Murphy’s Law intervened within two months. My marriage disintegrated. My stepchildren drifted away. My father-in-law died. The social life which I had enjoyed with my husband vanished. The reason for my efforts had been to enrich what surrounded me. Left to myself, I had to choose whether or not to continue.
So here I am. From December 2013 to December 2017, my life has dramatically, irrevocably, and astoundingly evolved. I sit at the same desk where I have written so many other passages, but the desk has been transported to a loft in the delta sixty miles east of Oakland, California. Instead of a thirteen-hundred square foot 100-year-old Brookside airplane bungalow, I find myself in a tiny house on wheels, which comprises 313 square feet counting the loft in which I sit and the sleeping loft across the way. The dishes on the shelves came from Kansas City, but they occupy six or seven feet of wood on metal brackets instead of ceiling-high cupboards. Out the window to my right, I see a larger tiny home. To the left, an honest-to-God trailer, with a metal door and a portable pop-up awning out front.
An old weeping willow rises from the stretch of parkland behind this place. A foot-bridge spans a creek running between the rows of RVs, campers, trailers, and tiny houses. I cannot see the river because we sit in a small verdant valley, but I can walk to it. I can stand on a dock and watch the sun rise over the Mokelumne River. The occasional rumble n the roadway will remind me that others have risen this early, for work or perhaps just to enjoy the gentle flow of the water and the call of birds in the low-hanging branches of the old trees.
So much remains to be done to order my life here. I must find work to replenish the funds which this move has depleted. For that matter, I still have to figure out how to use the fancy composting toilet which I chose so that eventually, in a few years, the house can go off-grid. The park handyman will build a porch for me with wood already delivered from the Home Depot in Lodi. Until then, temporary steps allow passage to and from the house. I’ve fixed my first dinner on the three-burner propane range. I’ve discovered all the little foibles which any new build presents. Each will be addressed; until solutions present themselves, I’ll tolerate the minor inconveniences. I’m taking this new life one day at a time, here in the home which I’ve named Angel’s Haven, in Park Delta Bay, in Isleton, California, just seventy miles from the calming presence of the mother sea.
It’s the twentieth day of the forty-eighth month of My Year Without Complaining. Life continues.

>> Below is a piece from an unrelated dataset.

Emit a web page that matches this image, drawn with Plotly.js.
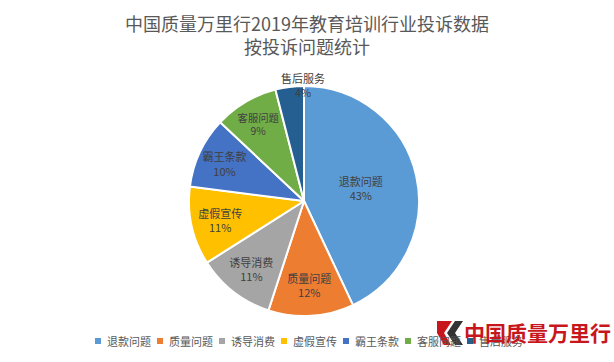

I am so proud of you for staying true to that promise not to complain. I am so inspired by you to roll with the punches, as well as the hugs and kisses. Leave the light on for me because I’m coming to visit!
Iris
I love the blue door! I didn’t realize you are only about an hour from the ocean.
I love weeping willows. When I was little we had one behind our house that my dad planted the month I was born. They sway so sweetly in a breeze and bend in a storm. I have always considered them a resilient tree.
Hopefully all the little nuisances will soon be fixed and you can sit back and enjoy your new surroundings undisturbed until you start a new career.